> RECORDS FOR THE TASK:

※ ※ ※

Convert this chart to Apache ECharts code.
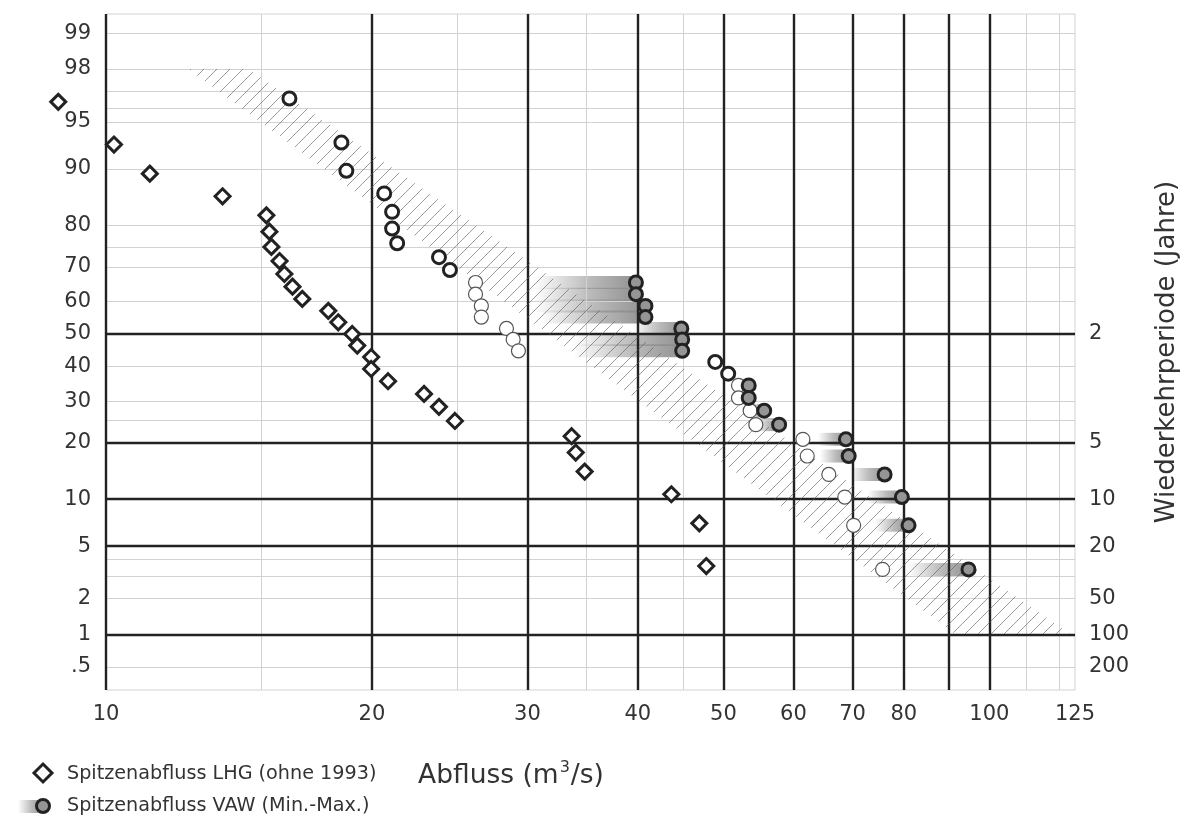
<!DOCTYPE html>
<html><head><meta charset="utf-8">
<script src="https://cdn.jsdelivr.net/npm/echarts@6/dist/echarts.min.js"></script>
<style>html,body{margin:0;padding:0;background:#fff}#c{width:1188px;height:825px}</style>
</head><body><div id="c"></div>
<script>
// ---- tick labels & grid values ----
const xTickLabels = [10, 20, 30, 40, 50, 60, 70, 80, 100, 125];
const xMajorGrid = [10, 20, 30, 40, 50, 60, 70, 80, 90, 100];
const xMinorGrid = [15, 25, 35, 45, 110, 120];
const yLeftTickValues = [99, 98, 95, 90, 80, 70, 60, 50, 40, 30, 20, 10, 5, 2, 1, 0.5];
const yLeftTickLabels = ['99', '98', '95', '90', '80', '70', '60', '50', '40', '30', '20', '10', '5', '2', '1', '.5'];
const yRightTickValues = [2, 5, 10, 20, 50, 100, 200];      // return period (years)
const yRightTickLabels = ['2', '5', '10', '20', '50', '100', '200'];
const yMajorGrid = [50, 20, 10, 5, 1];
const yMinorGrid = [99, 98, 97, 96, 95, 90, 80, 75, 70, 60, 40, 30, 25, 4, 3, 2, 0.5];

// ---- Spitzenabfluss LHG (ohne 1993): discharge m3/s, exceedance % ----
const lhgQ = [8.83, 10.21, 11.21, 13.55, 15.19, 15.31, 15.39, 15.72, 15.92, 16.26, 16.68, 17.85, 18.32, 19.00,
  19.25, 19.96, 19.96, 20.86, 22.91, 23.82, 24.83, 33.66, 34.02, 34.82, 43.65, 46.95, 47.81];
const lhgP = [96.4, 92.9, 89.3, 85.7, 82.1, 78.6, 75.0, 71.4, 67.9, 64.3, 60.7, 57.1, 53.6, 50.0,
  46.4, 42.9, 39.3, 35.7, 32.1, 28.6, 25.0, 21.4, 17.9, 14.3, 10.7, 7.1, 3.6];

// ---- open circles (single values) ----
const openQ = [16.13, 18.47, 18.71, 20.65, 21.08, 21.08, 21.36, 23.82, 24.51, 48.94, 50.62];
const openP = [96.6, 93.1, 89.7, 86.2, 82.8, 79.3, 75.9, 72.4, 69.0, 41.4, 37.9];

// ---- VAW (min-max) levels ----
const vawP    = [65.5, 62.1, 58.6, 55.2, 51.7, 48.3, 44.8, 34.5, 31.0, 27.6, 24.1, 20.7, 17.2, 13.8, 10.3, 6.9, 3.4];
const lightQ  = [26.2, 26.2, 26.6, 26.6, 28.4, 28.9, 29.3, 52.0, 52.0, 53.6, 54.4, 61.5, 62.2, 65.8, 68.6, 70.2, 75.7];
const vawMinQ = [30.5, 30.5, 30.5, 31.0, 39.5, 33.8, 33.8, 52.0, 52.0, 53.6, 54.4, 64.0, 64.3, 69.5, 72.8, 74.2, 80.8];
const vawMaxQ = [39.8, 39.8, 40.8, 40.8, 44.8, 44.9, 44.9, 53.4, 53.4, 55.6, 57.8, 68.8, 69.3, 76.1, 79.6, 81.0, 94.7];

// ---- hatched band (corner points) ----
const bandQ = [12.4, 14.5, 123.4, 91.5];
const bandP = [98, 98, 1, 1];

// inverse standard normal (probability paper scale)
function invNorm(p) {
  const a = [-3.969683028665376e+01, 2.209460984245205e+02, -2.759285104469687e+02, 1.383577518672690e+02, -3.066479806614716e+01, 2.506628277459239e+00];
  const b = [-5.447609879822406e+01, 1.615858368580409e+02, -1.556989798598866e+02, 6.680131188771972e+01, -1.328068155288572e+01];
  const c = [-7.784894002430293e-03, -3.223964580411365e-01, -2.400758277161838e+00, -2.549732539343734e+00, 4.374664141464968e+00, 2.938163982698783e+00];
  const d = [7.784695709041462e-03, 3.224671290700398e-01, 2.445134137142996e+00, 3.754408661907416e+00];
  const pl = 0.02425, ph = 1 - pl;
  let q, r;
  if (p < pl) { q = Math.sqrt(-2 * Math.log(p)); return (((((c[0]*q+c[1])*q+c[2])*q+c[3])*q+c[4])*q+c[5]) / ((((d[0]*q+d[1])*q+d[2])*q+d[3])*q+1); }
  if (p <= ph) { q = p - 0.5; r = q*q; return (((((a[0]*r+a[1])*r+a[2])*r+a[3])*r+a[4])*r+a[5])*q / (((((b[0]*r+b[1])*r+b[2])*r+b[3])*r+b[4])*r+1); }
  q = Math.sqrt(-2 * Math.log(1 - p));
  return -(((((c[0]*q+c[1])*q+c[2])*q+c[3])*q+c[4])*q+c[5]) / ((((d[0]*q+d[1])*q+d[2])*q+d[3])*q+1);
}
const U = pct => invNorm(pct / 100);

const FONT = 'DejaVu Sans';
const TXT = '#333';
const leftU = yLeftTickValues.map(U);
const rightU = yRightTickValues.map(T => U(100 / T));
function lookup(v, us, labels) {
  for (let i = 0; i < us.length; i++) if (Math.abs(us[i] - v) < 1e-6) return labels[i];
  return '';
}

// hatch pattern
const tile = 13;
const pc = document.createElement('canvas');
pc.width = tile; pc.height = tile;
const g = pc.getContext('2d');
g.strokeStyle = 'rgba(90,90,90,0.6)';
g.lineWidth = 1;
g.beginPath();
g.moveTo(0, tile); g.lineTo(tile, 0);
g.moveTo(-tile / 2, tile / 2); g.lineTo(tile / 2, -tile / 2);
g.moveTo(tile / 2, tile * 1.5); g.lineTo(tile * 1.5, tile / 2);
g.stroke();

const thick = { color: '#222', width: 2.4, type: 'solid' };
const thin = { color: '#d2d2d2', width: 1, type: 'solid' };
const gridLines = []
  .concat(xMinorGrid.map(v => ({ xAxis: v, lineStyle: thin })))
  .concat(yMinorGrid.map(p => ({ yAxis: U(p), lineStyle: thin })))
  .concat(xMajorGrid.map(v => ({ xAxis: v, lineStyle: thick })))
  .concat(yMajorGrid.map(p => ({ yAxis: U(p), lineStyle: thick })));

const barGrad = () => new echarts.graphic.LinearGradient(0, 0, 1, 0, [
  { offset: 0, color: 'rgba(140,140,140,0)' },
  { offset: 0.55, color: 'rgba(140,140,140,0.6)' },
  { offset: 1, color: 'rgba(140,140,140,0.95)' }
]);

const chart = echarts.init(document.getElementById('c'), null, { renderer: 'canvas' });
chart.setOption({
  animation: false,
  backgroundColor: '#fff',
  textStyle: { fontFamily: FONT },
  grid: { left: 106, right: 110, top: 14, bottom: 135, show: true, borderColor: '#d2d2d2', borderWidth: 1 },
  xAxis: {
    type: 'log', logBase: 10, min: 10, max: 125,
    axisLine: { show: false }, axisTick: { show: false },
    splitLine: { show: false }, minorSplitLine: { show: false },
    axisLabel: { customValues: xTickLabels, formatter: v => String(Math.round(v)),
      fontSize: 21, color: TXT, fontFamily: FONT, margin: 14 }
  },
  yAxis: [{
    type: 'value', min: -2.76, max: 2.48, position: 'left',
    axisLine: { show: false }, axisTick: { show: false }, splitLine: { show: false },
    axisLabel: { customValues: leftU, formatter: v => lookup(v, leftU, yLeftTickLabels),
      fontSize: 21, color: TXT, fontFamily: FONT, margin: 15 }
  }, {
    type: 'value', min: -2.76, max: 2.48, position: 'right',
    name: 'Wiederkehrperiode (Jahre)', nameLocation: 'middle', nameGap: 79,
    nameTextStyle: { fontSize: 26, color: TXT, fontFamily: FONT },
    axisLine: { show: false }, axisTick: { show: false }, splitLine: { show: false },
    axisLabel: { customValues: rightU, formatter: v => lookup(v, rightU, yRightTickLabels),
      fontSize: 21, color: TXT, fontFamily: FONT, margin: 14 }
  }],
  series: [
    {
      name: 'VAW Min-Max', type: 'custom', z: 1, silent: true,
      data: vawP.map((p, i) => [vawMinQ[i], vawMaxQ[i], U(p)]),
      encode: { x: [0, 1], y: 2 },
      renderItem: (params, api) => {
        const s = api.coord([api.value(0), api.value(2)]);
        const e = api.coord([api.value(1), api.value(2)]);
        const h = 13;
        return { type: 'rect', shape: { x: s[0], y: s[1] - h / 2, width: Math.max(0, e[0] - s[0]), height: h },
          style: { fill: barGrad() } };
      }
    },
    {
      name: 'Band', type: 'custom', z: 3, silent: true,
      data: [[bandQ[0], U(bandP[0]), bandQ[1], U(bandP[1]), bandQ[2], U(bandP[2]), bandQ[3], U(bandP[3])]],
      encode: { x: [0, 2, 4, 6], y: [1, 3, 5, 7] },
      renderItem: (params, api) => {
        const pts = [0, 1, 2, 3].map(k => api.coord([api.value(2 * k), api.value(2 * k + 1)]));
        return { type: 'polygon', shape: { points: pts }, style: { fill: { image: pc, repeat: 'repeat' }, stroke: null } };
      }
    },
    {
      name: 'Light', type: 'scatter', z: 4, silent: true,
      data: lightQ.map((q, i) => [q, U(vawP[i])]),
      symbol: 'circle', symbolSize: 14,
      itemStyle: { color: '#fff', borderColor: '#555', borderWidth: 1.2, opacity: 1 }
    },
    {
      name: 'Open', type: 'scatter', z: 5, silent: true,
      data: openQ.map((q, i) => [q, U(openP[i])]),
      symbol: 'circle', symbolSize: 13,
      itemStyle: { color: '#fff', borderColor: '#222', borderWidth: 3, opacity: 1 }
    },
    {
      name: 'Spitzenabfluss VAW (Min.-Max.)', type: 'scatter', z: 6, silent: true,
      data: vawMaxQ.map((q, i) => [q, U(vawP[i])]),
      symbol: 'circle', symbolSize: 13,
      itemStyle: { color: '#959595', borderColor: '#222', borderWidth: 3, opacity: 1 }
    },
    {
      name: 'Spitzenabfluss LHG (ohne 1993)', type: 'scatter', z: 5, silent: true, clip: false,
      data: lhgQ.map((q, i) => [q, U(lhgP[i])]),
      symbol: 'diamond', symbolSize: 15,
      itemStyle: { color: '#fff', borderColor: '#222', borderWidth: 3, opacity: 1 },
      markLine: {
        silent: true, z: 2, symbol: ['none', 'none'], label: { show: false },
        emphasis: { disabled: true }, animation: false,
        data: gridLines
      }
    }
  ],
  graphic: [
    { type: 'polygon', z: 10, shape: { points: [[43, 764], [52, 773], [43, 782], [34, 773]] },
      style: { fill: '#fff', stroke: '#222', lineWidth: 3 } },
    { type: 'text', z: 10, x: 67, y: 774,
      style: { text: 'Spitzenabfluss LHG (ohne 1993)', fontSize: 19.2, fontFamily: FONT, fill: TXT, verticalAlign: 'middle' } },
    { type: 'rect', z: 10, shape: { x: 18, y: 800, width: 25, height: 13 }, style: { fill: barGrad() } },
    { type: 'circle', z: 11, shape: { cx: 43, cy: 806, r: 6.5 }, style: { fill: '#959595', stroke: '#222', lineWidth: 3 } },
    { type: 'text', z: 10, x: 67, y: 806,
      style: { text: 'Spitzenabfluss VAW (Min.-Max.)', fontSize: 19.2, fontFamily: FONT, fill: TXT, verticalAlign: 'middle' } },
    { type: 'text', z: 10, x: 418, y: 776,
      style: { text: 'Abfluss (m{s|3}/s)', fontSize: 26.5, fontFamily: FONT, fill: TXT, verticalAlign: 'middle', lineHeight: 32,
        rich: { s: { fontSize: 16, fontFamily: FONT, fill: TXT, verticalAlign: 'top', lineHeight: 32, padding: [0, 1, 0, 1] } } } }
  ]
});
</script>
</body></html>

※ ※ ※

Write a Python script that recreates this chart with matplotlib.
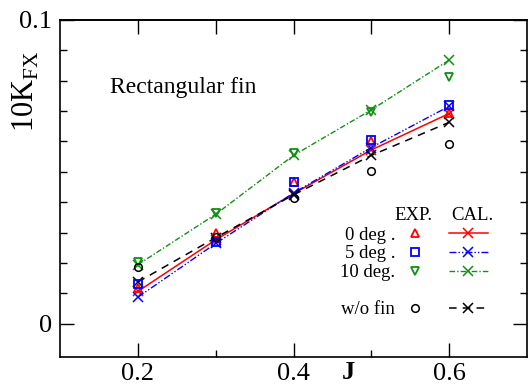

※ ※ ※

> EXERCISE OBJECTIVE:
Copy the part that starts at the line with "Convert this chart to Apache ECharts code." and finishes at the line with "69.0, 41.4, 37.9];", both included, and nothing more. Pictures are left out.

> SOLUTION TO THE PROBLEM:
Convert this chart to Apache ECharts code.
<!DOCTYPE html>
<html><head><meta charset="utf-8">
<script src="https://cdn.jsdelivr.net/npm/echarts@6/dist/echarts.min.js"></script>
<style>html,body{margin:0;padding:0;background:#fff}#c{width:1188px;height:825px}</style>
</head><body><div id="c"></div>
<script>
// ---- tick labels & grid values ----
const xTickLabels = [10, 20, 30, 40, 50, 60, 70, 80, 100, 125];
const xMajorGrid = [10, 20, 30, 40, 50, 60, 70, 80, 90, 100];
const xMinorGrid = [15, 25, 35, 45, 110, 120];
const yLeftTickValues = [99, 98, 95, 90, 80, 70, 60, 50, 40, 30, 20, 10, 5, 2, 1, 0.5];
const yLeftTickLabels = ['99', '98', '95', '90', '80', '70', '60', '50', '40', '30', '20', '10', '5', '2', '1', '.5'];
const yRightTickValues = [2, 5, 10, 20, 50, 100, 200];      // return period (years)
const yRightTickLabels = ['2', '5', '10', '20', '50', '100', '200'];
const yMajorGrid = [50, 20, 10, 5, 1];
const yMinorGrid = [99, 98, 97, 96, 95, 90, 80, 75, 70, 60, 40, 30, 25, 4, 3, 2, 0.5];

// ---- Spitzenabfluss LHG (ohne 1993): discharge m3/s, exceedance % ----
const lhgQ = [8.83, 10.21, 11.21, 13.55, 15.19, 15.31, 15.39, 15.72, 15.92, 16.26, 16.68, 17.85, 18.32, 19.00,
  19.25, 19.96, 19.96, 20.86, 22.91, 23.82, 24.83, 33.66, 34.02, 34.82, 43.65, 46.95, 47.81];
const lhgP = [96.4, 92.9, 89.3, 85.7, 82.1, 78.6, 75.0, 71.4, 67.9, 64.3, 60.7, 57.1, 53.6, 50.0,
  46.4, 42.9, 39.3, 35.7, 32.1, 28.6, 25.0, 21.4, 17.9, 14.3, 10.7, 7.1, 3.6];

// ---- open circles (single values) ----
const openQ = [16.13, 18.47, 18.71, 20.65, 21.08, 21.08, 21.36, 23.82, 24.51, 48.94, 50.62];
const openP = [96.6, 93.1, 89.7, 86.2, 82.8, 79.3, 75.9, 72.4, 69.0, 41.4, 37.9];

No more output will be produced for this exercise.